The 2022 Bassmaster Elite Series season kicks off next week at the St. John’s River in Florida. It’s the fourth year in a row that the St. John’s is hosting the kick-off event to the season. After finishing in July last year, it’s been a long off-season and I can tell you I’m excited to get the new season started.
Typically the Elite Series relegates some anglers from the field each year, while bringing in a new batch, usually around ten anglers. Because of the pandemic nobody was relegated after the 2020 season and we had a field of 100 anglers last year. For 2022, Bassmaster wanted to get the field back down to around 90 anglers and there were 13 new qualifiers from the Bassmaster Open Series so 23 anglers were removed from the field after last year. They based the relegations on the past three year average of angler of the year points.
It was tough because I had a few good friends who aren’t going to be fishing this year but hopefully they will be able to find their way back. Like any other high level sport, there are always young, up and coming stars who want to take your spot. Heading into this season, I expect the Elite Series to be very competitive. It is a stacked field with many of the best bass anglers in the World. While most of the anglers are from the U.S., there is some international representation as well. There are three Canadians, including myself, along with Chris and Cory Johnston from Peterborough, Ontario. There are also one Australian, Carl Jocumsen, as well as three anglers from Japan. Takumi Ito, who won the final event of 2021, is entering his third season and will be joined by two of his friends, Daisuke Aoki and Masayuki Matsushita who have both won Open tournaments over the past two years. These Japanese anglers are really good, particularly with finesse techniques. The bass fishing is tough in Japan so they have to have a high skill level to consistently catch fish. These skills have resulted in quick success when they have come over to North America.
The emcee for the Elite Series, Dave Mercer, is also Canadian, heading into his twelfth season as the man running the stage. He is the long-time host of the Facts of Fishing TV show and is very good at what he does.
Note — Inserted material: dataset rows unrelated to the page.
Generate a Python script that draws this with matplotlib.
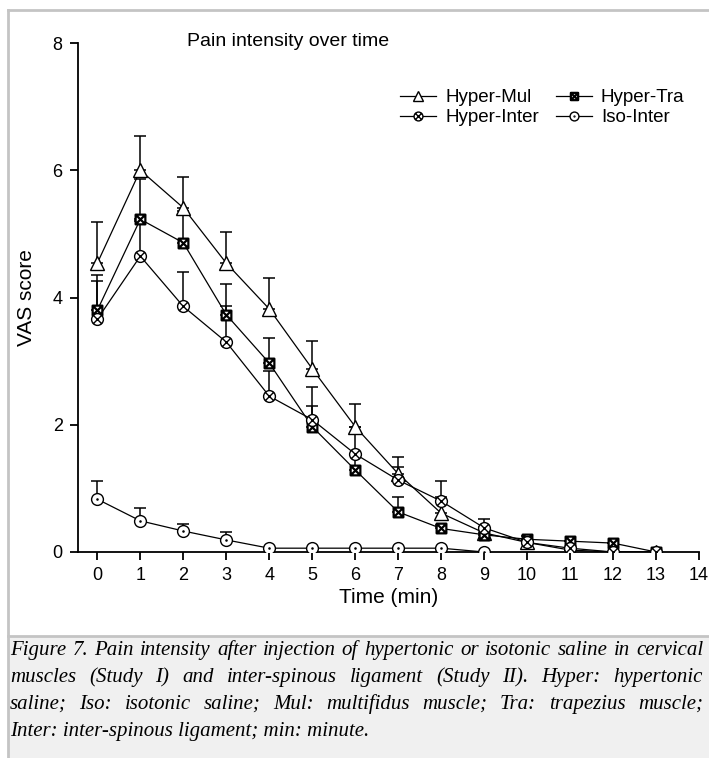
import numpy as np
import matplotlib
matplotlib.use("Agg")
import matplotlib.pyplot as plt
from matplotlib.path import Path
from matplotlib.patches import Rectangle
from matplotlib.lines import Line2D

# values
time_min = list(range(14))
iso_time = list(range(10))

hyper_mul = [4.54, 6.00, 5.41, 4.54, 3.82, 2.88, 1.97, 1.23, 0.61, 0.30, 0.15, 0.03, 0.00, 0.00]
hyper_mul_err = [0.65, 0.54, 0.49, 0.49, 0.49, 0.44, 0.36, 0.26, 0.25, 0.10, 0.05, 0.0, 0.0, 0.0]

hyper_tra = [3.80, 5.23, 4.86, 3.73, 2.97, 1.97, 1.29, 0.63, 0.37, 0.27, 0.20, 0.17, 0.14, 0.00]
hyper_tra_err = [0.55, 0.64, 0.50, 0.48, 0.40, 0.33, 0.25, 0.23, 0.05, 0.10, 0.05, 0.0, 0.0, 0.0]

hyper_inter = [3.66, 4.65, 3.86, 3.30, 2.45, 2.08, 1.54, 1.13, 0.80, 0.38, 0.15, 0.06, 0.00, 0.00]
hyper_inter_err = [0.60, 0.55, 0.54, 0.57, 0.40, 0.52, 0.43, 0.20, 0.32, 0.14, 0.05, 0.0, 0.0, 0.0]

iso_inter = [0.83, 0.49, 0.33, 0.19, 0.06, 0.06, 0.06, 0.06, 0.06, 0.00]
iso_inter_err = [0.29, 0.20, 0.11, 0.13, 0.0, 0.0, 0.0, 0.0, 0.0, 0.0]

caption_lines = [
    "Figure 7. Pain intensity after injection of hypertonic or isotonic saline in cervical",
    "muscles (Study I) and inter-spinous ligament (Study II).  Hyper: hypertonic",
    "saline; Iso: isotonic saline; Mul: multifidus muscle; Tra: trapezius muscle;",
    "Inter: inter-spinous ligament; min: minute.",
]

plt.rcParams["font.family"] = ["Liberation Sans", "DejaVu Sans"]

W, H = 709, 758
fig = plt.figure(figsize=(W / 100, H / 100), dpi=100)


def px(x, y):
    return x / W, 1 - y / H


# marker shapes: boxed x, circled x, circle with a dot
M, L, C = Path.MOVETO, Path.LINETO, Path.CLOSEPOLY
box_x = Path(
    [(-1, -1), (1, -1), (1, 1), (-1, 1), (-1, -1), (-1, -1), (1, 1), (-1, 1), (1, -1)],
    [M, L, L, L, C, M, L, M, L],
)
r = 0.7071
circ_x = Path.make_compound_path(
    Path.unit_circle(),
    Path([(-r, -r), (r, r), (-r, r), (r, -r)], [M, L, M, L]),
)
circ_dot = Path.make_compound_path(Path.unit_circle(), Path.circle((0, 0), 0.1))

# frame and caption box
fig.add_artist(Line2D([8 / W, 8 / W], [0, 1 - 10 / H], color="#c4c4c4", lw=2))
fig.add_artist(Line2D([8 / W, 1], [1 - 10 / H, 1 - 10 / H], color="#c4c4c4", lw=2))
fig.add_artist(Rectangle((8 / W, 0), 1, 1 - 636 / H, facecolor="#f0f0f0",
                         edgecolor="none", zorder=0))
fig.add_artist(Line2D([8 / W, 1], [1 - 636 / H, 1 - 636 / H], color="#c4c4c4", lw=2))

ax = fig.add_axes([78 / W, 1 - 552 / H, (699 - 78) / W, (552 - 43) / H])
ax.set_facecolor("none")

series = [
    ("Hyper-Mul", time_min, hyper_mul, hyper_mul_err, "^", 9.5, 1.0),
    ("Hyper-Tra", time_min, hyper_tra, hyper_tra_err, box_x, 7, 1.6),
    ("Hyper-Inter", time_min, hyper_inter, hyper_inter_err, circ_x, 8.5, 1.0),
    ("Iso-Inter", iso_time, iso_inter, iso_inter_err, circ_dot, 8.5, 1.0),
]

handles = {}
for name, xs, ys, err, marker, size, mew in series:
    ax.errorbar(xs, ys, yerr=[np.zeros(len(err)), err], fmt="none", ecolor="black",
                elinewidth=1.1, capsize=4.5, capthick=1.1, zorder=2)
    line, = ax.plot(xs, ys, color="black", lw=0.9, marker=marker, markersize=size,
                    markerfacecolor="white", markeredgecolor="black",
                    markeredgewidth=mew, label=name, zorder=3)
    handles[name] = line

ax.set_xlim(-0.45, 14)
ax.set_ylim(0, 8)
ax.set_xticks(range(15))
ax.set_yticks([0, 2, 4, 6, 8])
for side in ("top", "right"):
    ax.spines[side].set_visible(False)
for side in ("left", "bottom"):
    ax.spines[side].set_linewidth(1.3)
ax.tick_params(direction="out", length=6, width=1.3, labelsize=13, pad=5)
ax.set_xlabel("Time (min)", fontsize=15, labelpad=3)
ax.set_ylabel("VAS score", fontsize=15, labelpad=12)

fig.text(*px(288, 41), "Pain intensity over time", fontsize=14, ha="center", va="center")

# legend fills column-wise: order so rows read Mul/Tra then Inter/Iso
leg_order = ["Hyper-Mul", "Hyper-Inter", "Hyper-Tra", "Iso-Inter"]
ax.legend(handles=[handles[k] for k in leg_order], ncol=2, loc="upper left",
          bbox_to_anchor=px(391, 80), bbox_transform=fig.transFigure,
          frameon=False, fontsize=13.5, markerscale=0.75,
          handlelength=1.9, handletextpad=0.5, columnspacing=0.9,
          labelspacing=0.15, borderpad=0.0)

# justified caption, italic serif
cap_font = dict(family=["Liberation Serif", "DejaVu Serif"], style="italic",
                fontsize=15.0, va="baseline")
x_left, x_right = 10, 703
baselines = [655, 682, 709, 736]
renderer = fig.canvas.get_renderer()
for i, (text, base) in enumerate(zip(caption_lines, baselines)):
    y = 1 - base / H
    if i == len(caption_lines) - 1:
        fig.text(x_left / W, y, text, ha="left", **cap_font)
        continue
    words = text.split()
    arts = [fig.text(0, y, w, ha="left", **cap_font) for w in words]
    widths = [a.get_window_extent(renderer).width for a in arts]
    gap = (x_right - x_left - sum(widths)) / (len(words) - 1)
    x = x_left
    for a, w in zip(arts, widths):
        a.set_x(x / W)
        x += w + gap

fig.savefig("out.png", dpi=100)
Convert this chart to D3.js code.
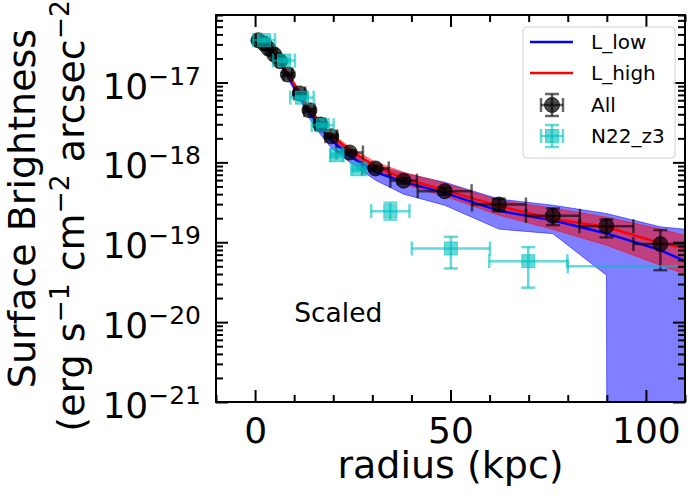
<!DOCTYPE html>
<html><head><meta charset="utf-8">
<script src="https://cdn.jsdelivr.net/npm/d3@7"></script>
<style>
body{margin:0;background:#fff}
svg{display:block}
text{font-family:"DejaVu Sans",sans-serif;fill:#000}
</style>
</head><body>
<svg id="c" width="700" height="500"></svg>
<script>
// ---------------- data ----------------
const xDomain = [-10, 110];
const yDomain = [1e-21, 7e-17];
const xTickVals = [0, 50, 100];
const yTickVals = [1e-21, 1e-20, 1e-19, 1e-18, 1e-17];
const yTickExps = ["−21", "−20", "−19", "−18", "−17"];

// "All" stacked profile
const allR    = [0.85, 2.3, 3.4, 4.9, 6.4, 8.4, 11.4, 13.9, 16.7, 19.5, 24.2, 30.8, 38.0, 48.5, 62.4, 76.2, 89.9, 103.7];
const allV    = [3.38e-17, 3.07e-17, 2.66e-17, 2.24e-17, 1.85e-17, 1.26e-17, 7.3e-18, 4.5e-18, 2.98e-18, 2.12e-18, 1.33e-18, 8.4e-19, 5.9e-19, 4.36e-19, 2.97e-19, 2.14e-19, 1.59e-19, 9.5e-20];
const allXErr = [0.7, 0.7, 0.7, 0.7, 0.8, 1.1, 1.4, 1.3, 1.3, 1.5, 3.4, 3.4, 3.4, 6.9, 6.9, 6.9, 6.9, 6.9];
const allYLo  = [3.25e-17, 2.95e-17, 2.56e-17, 2.15e-17, 1.77e-17, 1.2e-17, 6.95e-18, 4.28e-18, 2.83e-18, 2.01e-18, 1.25e-18, 7.8e-19, 5.45e-19, 3.95e-19, 2.45e-19, 1.64e-19, 1.15e-19, 4.47e-20];
const allYHi  = [3.52e-17, 3.19e-17, 2.77e-17, 2.33e-17, 1.93e-17, 1.32e-17, 7.65e-18, 4.72e-18, 3.13e-18, 2.23e-18, 1.41e-18, 9.0e-19, 6.35e-19, 4.8e-19, 3.5e-19, 2.65e-19, 1.93e-19, 1.42e-19];

// N22_z3 profile
const n22R    = [2.3, 7.4, 12.0, 17.3, 20.9, 26.5, 34.6, 50.1, 69.9, 120];
const n22V    = [3.39e-17, 1.88e-17, 6.46e-18, 2.92e-18, 1.23e-18, 8.2e-19, 2.45e-19, 8.35e-20, 5.8e-20, 5.0e-20];
const n22XErr = [2.8, 2.8, 3.0, 2.8, 1.7, 1.9, 4.9, 10, 10, 40];
const n22YLo  = [3.22e-17, 1.79e-17, 6.14e-18, 2.77e-18, 1.17e-18, 7.8e-19, 1.92e-19, 4.7e-20, 2.7e-20, 3.5e-20];
const n22YHi  = [3.56e-17, 1.97e-17, 6.78e-18, 3.07e-18, 1.29e-18, 8.6e-19, 3.13e-19, 1.17e-19, 8.7e-20, 6.5e-20];

// model curves
const modelR  = [0.85, 2.3, 3.4, 4.9, 6.4, 8.4, 11.4, 13.9, 16.7, 19.5, 24.2, 30.8, 38.0, 48.5, 62.4, 76.2, 89.9, 103.7, 117.5];
const lowMid  = [3.38e-17, 3.06e-17, 2.62e-17, 2.19e-17, 1.77e-17, 1.20e-17, 6.93e-18, 4.13e-18, 2.68e-18, 1.90e-18, 1.20e-18, 7.54e-19, 5.70e-19, 4.15e-19, 2.47e-19, 1.89e-19, 1.29e-19, 7.96e-20, 3.99e-20];
const lowUp   = [3.58e-17, 3.24e-17, 2.78e-17, 2.33e-17, 1.88e-17, 1.27e-17, 7.35e-18, 4.44e-18, 2.88e-18, 2.04e-18, 1.38e-18, 9.23e-19, 7.33e-19, 5.65e-19, 3.47e-19, 2.91e-19, 2.29e-19, 1.56e-19, 1.34e-19];
const lowDn   = [3.19e-17, 2.89e-17, 2.47e-17, 2.04e-17, 1.65e-17, 1.10e-17, 6.18e-18, 3.57e-18, 2.25e-18, 1.51e-18, 1.006e-18, 5.99e-19, 4.0e-19, 2.91e-19, 1.46e-19, 1.28e-19, 3.87e-20, 0, 0];
const highMid = [3.38e-17, 3.08e-17, 2.66e-17, 2.24e-17, 1.85e-17, 1.27e-17, 7.45e-18, 4.63e-18, 3.10e-18, 2.19e-18, 1.42e-18, 8.96e-19, 6.29e-19, 4.49e-19, 2.83e-19, 1.95e-19, 1.55e-19, 9.75e-20, 7.2e-20];
const highUp  = [3.58e-17, 3.25e-17, 2.82e-17, 2.37e-17, 1.96e-17, 1.35e-17, 7.89e-18, 4.91e-18, 3.28e-18, 2.32e-18, 1.55e-18, 1.006e-18, 7.54e-19, 5.49e-19, 3.36e-19, 2.67e-19, 2.06e-19, 1.46e-19, 9.75e-20];
const highDn  = [3.19e-17, 2.90e-17, 2.52e-17, 2.11e-17, 1.74e-17, 1.20e-17, 6.93e-18, 4.31e-18, 2.84e-18, 1.98e-18, 1.27e-18, 7.76e-19, 5.33e-19, 3.78e-19, 2.18e-19, 1.45e-19, 9.2e-20, 5.17e-20, 2.9e-20];

const legendLabels = ["L_low", "L_high", "All", "N22_z3"];
const annotation = {text: "Scaled", r: 10, v: 1e-20};

// ---------------- drawing ----------------
const svg = d3.select("#c");
const L = 216, R = 685, T = 15, B = 402;
const x = d3.scaleLinear().domain(xDomain).range([L, R]);
const y = d3.scaleLog().domain(yDomain).range([B, T]);
const pos = v => Math.max(v, 1e-300);   // log-scale clipping of non-positive values

svg.append("defs").append("clipPath").attr("id", "clip")
  .append("rect").attr("x", L).attr("y", T).attr("width", R - L).attr("height", B - T);

const plot = svg.append("g").attr("clip-path", "url(#clip)");

function band(up, dn, color, op) {
  const area = d3.area()
    .x((d, i) => x(modelR[i]))
    .y0((d, i) => y(pos(dn[i])))
    .y1((d, i) => y(pos(up[i])));
  plot.append("path").datum(modelR).attr("d", area)
    .attr("fill", color).attr("fill-opacity", op)
    .attr("stroke", color).attr("stroke-opacity", op).attr("stroke-width", 1);
}
band(lowUp, lowDn, "#0000ff", 0.5);
band(highUp, highDn, "#ff0000", 0.5);

function curve(vals, color) {
  const line = d3.line().x((d, i) => x(modelR[i])).y((d, i) => y(pos(vals[i])));
  plot.append("path").datum(modelR).attr("d", line)
    .attr("fill", "none").attr("stroke", color).attr("stroke-width", 2.5);
}
curve(lowMid, "#0000ff");
curve(highMid, "#ff0000");

const CAP = 7;
function errorbars(rs, vs, xe, ylo, yhi, color, op, marker) {
  const g = plot.append("g").attr("stroke", color).attr("stroke-opacity", op).attr("stroke-width", 2.5);
  rs.forEach((r, i) => {
    const cx = x(r), cy = y(vs[i]);
    const x0 = x(r - xe[i]), x1 = x(r + xe[i]);
    const y0 = y(ylo[i]), y1 = y(yhi[i]);
    g.append("line").attr("x1", x0).attr("x2", x1).attr("y1", cy).attr("y2", cy);
    g.append("line").attr("x1", cx).attr("x2", cx).attr("y1", y0).attr("y2", y1);
    [x0, x1].forEach(xx => g.append("line").attr("x1", xx).attr("x2", xx).attr("y1", cy - CAP).attr("y2", cy + CAP));
    [y0, y1].forEach(yy => g.append("line").attr("x1", cx - CAP).attr("x2", cx + CAP).attr("y1", yy).attr("y2", yy));
  });
  const m = plot.append("g");
  rs.forEach((r, i) => marker(m, x(r), y(vs[i])));
}
function circleMarker(g, cx, cy) {
  g.append("circle").attr("cx", cx).attr("cy", cy).attr("r", 7.5)
    .attr("fill", "#000").attr("fill-opacity", 0.7)
    .attr("stroke", "#000").attr("stroke-opacity", 0.7).attr("stroke-width", 1);
}
function squareMarker(g, cx, cy) {
  g.append("rect").attr("x", cx - 6.5).attr("y", cy - 6.5).attr("width", 13).attr("height", 13)
    .attr("fill", "#00bfbf").attr("fill-opacity", 0.6)
    .attr("stroke", "#00bfbf").attr("stroke-opacity", 0.6).attr("stroke-width", 1);
}
errorbars(allR, allV, allXErr, allYLo, allYHi, "#000", 0.6, circleMarker);
errorbars(n22R, n22V, n22XErr, n22YLo, n22YHi, "#00bfbf", 0.6, squareMarker);

// annotation
svg.append("text").attr("x", x(annotation.r)).attr("y", y(annotation.v))
  .attr("font-size", 26.5).text(annotation.text);

// ---------------- axes ----------------
const majX = 12, minX = 7;
const xMinor = x.ticks(12).filter(t => !xTickVals.includes(t));
const yMinor = y.ticks().filter(t => !yTickVals.some(m => Math.abs(m - t) / m < 1e-6));

function styleAxis(g) {
  g.select(".domain").remove();
  g.selectAll(".tick line").attr("stroke", "#000").attr("stroke-width", 2);
}
// bottom
svg.append("g").attr("transform", `translate(0,${B})`)
  .call(d3.axisBottom(x).tickValues(xTickVals).tickSizeInner(-majX).tickSizeOuter(0).tickPadding(14).tickFormat(d3.format("d")))
  .call(styleAxis)
  .call(g => g.selectAll(".tick text").attr("font-size", 36).attr("font-family", "DejaVu Sans").attr("dy", "0.74em"));
svg.append("g").attr("transform", `translate(0,${B})`)
  .call(d3.axisBottom(x).tickValues(xMinor).tickSizeInner(-minX).tickSizeOuter(0).tickFormat(""))
  .call(styleAxis);
// top
svg.append("g").attr("transform", `translate(0,${T})`)
  .call(d3.axisTop(x).tickValues(xTickVals).tickSizeInner(-majX).tickSizeOuter(0).tickFormat(""))
  .call(styleAxis);
svg.append("g").attr("transform", `translate(0,${T})`)
  .call(d3.axisTop(x).tickValues(xMinor).tickSizeInner(-minX).tickSizeOuter(0).tickFormat(""))
  .call(styleAxis);
// left
svg.append("g").attr("transform", `translate(${L},0)`)
  .call(d3.axisLeft(y).tickValues(yTickVals).tickSizeInner(-majX).tickSizeOuter(0).tickFormat(""))
  .call(styleAxis);
svg.append("g").attr("transform", `translate(${L},0)`)
  .call(d3.axisLeft(y).tickValues(yMinor).tickSizeInner(-minX).tickSizeOuter(0).tickFormat(""))
  .call(styleAxis);
// right
svg.append("g").attr("transform", `translate(${R},0)`)
  .call(d3.axisRight(y).tickValues(yTickVals).tickSizeInner(-majX).tickSizeOuter(0).tickFormat(""))
  .call(styleAxis);
svg.append("g").attr("transform", `translate(${R},0)`)
  .call(d3.axisRight(y).tickValues(yMinor).tickSizeInner(-minX).tickSizeOuter(0).tickFormat(""))
  .call(styleAxis);

// y tick labels 10^{-n}
yTickVals.forEach((v, i) => {
  const t = svg.append("text").attr("x", 201).attr("y", y(v) + 16)
    .attr("text-anchor", "end").attr("font-size", 36);
  t.append("tspan").text("10");
  t.append("tspan").attr("dy", -14).attr("font-size", 25).text(yTickExps[i]);
});

// frame
svg.append("rect").attr("x", L).attr("y", T).attr("width", R - L).attr("height", B - T)
  .attr("fill", "none").attr("stroke", "#000").attr("stroke-width", 2);

// axis labels
svg.append("text").attr("x", (L + R) / 2).attr("y", 478).attr("text-anchor", "middle")
  .attr("font-size", 38).text("radius (kpc)");
const cy0 = (T + B) / 2;
svg.append("text").attr("transform", `translate(35,${cy0}) rotate(-90)`)
  .attr("text-anchor", "middle").attr("font-size", 38).text("Surface Brightness");
const yl2 = svg.append("text").attr("transform", `translate(84,${cy0}) rotate(-90)`)
  .attr("text-anchor", "middle").attr("font-size", 38);
[["(erg s", false], ["−1", true], [" cm", false], ["−2", true], [" arcsec", false], ["−2", true], [")", false]]
  .forEach(([s, sup], i, arr) => {
    const ts = yl2.append("tspan").text(s);
    if (sup) ts.attr("dy", -15).attr("font-size", 26.5);
    else if (i > 0 && arr[i - 1][1]) ts.attr("dy", 15);
  });

// ---------------- legend ----------------
const lg = svg.append("g");
lg.append("rect").attr("x", 523).attr("y", 27).attr("width", 152).attr("height", 131).attr("rx", 4)
  .attr("fill", "#fff").attr("fill-opacity", 0.8).attr("stroke", "#d0d0d0").attr("stroke-width", 1);
const rows = [42, 73, 105, 136];
[["#0000ff"], ["#ff0000"]].forEach(([c], i) => {
  lg.append("line").attr("x1", 530).attr("x2", 573).attr("y1", rows[i]).attr("y2", rows[i])
    .attr("stroke", c).attr("stroke-width", 2.5);
});
function legendErr(cy, color, marker) {
  const g = lg.append("g").attr("stroke", color).attr("stroke-opacity", 0.6).attr("stroke-width", 2.5);
  const cx = 552, h = 11;
  g.append("line").attr("x1", cx - h).attr("x2", cx + h).attr("y1", cy).attr("y2", cy);
  g.append("line").attr("x1", cx).attr("x2", cx).attr("y1", cy - h).attr("y2", cy + h);
  [cx - h, cx + h].forEach(xx => g.append("line").attr("x1", xx).attr("x2", xx).attr("y1", cy - CAP).attr("y2", cy + CAP));
  [cy - h, cy + h].forEach(yy => g.append("line").attr("x1", cx - CAP).attr("x2", cx + CAP).attr("y1", yy).attr("y2", yy));
  marker(lg, cx, cy);
}
legendErr(rows[2], "#000", circleMarker);
legendErr(rows[3], "#00bfbf", squareMarker);
legendLabels.forEach((s, i) => {
  lg.append("text").attr("x", 591).attr("y", rows[i] + 7).attr("font-size", 20).text(s);
});
</script>
</body></html>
Anyone who has followed the Elite Series over the past couple of years and watched Bassmaster Live has probably taken a liking to Taku Ito for his animated personality when he is in front of a camera. He is one of those guys who is fun to be around and he’s got a great sense of humour. I have become friends with him and when I think about some of the sacrifice that I make to pursue this crazy activity, it’s much greater for him. He has a wife and five year old son back in Japan but comes over the America for the entire season. While his English is pretty good, when he first came over here it was very minimal. He had to find a boat and truck to use, learn how to get around the United States and figure out how to catch bass on a different continent. It’s pretty remarkable. I have a lot of respect for him. Taku is not the first Japanese angler to find success in America. There have been several anglers before him who have done very well, particularly Takahiro Omori, who when the 2004 Bassmaster Classic.
We start the new season with back to back events in Florida, at the St. John’s, followed by the Harris Chain of Lakes the following week. I last fished the Harris Chain in 2018, in an FLW Tour event where I finished second and fellow Canadian Chris Johnston won so I’m looking forward to that one just based on some past success. Following that we have the Bassmaster Classic in early March at Lake Hartwell, South Carolina, followed by a regular Elite event at Santee Cooper Lake in South Carolina. My wife Shelby and I are down in Florida now, getting warmed up for the new season and enjoying the nicer weather, though it has been unseasonable cold here as well. We’ll get to come home after mid-March after this first run of tournaments, which I’m looking forward to because I really love the late March ice fishing!